Step 11: Smart operational lessons from this lab
The most valuable Gobuster lesson is not the command syntax. It is the judgment model:
- start with a realistic, approved scope
- pick a wordlist that matches the stack and time window
- validate before you report
- stop when you have enough evidence
- preserve proof without over-collecting sensitive material
- write findings in owner-friendly language
That is what makes this a premium workflow instead of just a scanner tutorial.
Wordlist strategy quick reference
Use this when choosing your next pass:
| Situation | Better choice |
|---|---|
| quick first look | common.txt |
| deeper but still controlled directory review | raft-small-directories.txt |
| stack-aware file discovery | raft-small-files.txt plus -x |
| uncertain app behavior | verify 404 and response lengths first |
| fragile server or tight window | lower thread count and smaller lists |
Common mistakes beginners make
- using very large wordlists immediately
- treating every
302as a serious finding - failing to validate soft 404 behavior
- downloading sensitive artifacts when path proof was already enough
- forgetting to save output and evidence in an organized way
- writing scanner noise instead of clear findings
Final checklist
Before closing the assessment, confirm that you have:
- the approved scope and rules of engagement
- the chosen wordlist path and why you chose it
- raw Gobuster output files
- manual validation for the meaningful hits
- screenshots for the strongest findings
- one short findings table
- owner-friendly remediation language
- a retest note
Bottom line
Gobuster is not premium because it can brute-force paths. It becomes premium when the operator uses it with control, context, and discipline.

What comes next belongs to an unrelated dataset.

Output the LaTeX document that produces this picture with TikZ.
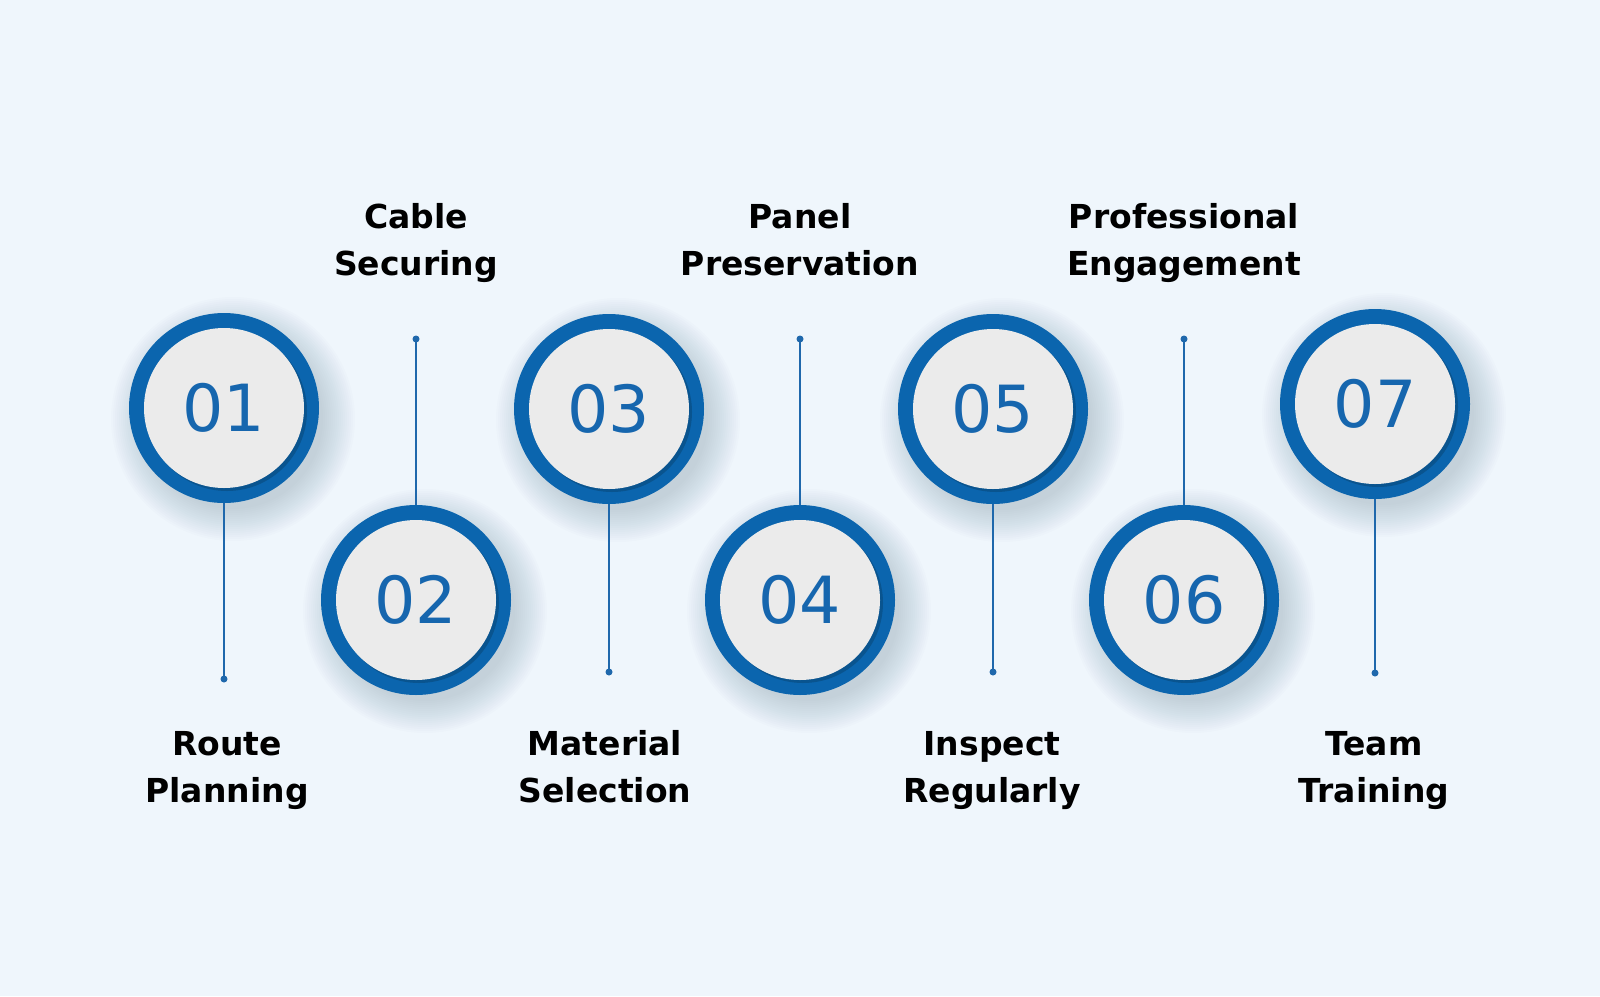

This lab showed how to choose wordlists sensibly, run low-noise discovery, validate the results carefully, and turn hidden content into clear remediation guidance. That is exactly the kind of workflow defenders need when they want to reduce web exposure without turning a review into chaos.
VIP is free during early access.
Read the full premium labs and private guides while Cyberaro VIP is growing. Later, advanced labs, downloads, and private walkthroughs may become members-only.
Open beta
The current VIP library is open so readers can learn, share, and help the section grow before the member experience launches.
Frequently asked questions
Where should beginners get Gobuster wordlists?
SecLists is the most common starting point for defensive labs, especially the Discovery/Web-Content lists such as common.txt and the smaller raft wordlists.
Should every discovered admin path be reported as critical?
No. A login route may be expected. What matters is whether it is exposed in the wrong place, lacks controls, or sits next to sensitive downloadable content or weak configuration.
Why is validation so important after Gobuster finds a path?
Because redirects, soft 404 behavior, and framework routing can create misleading output. Good reviewers confirm what a path actually does before writing a finding.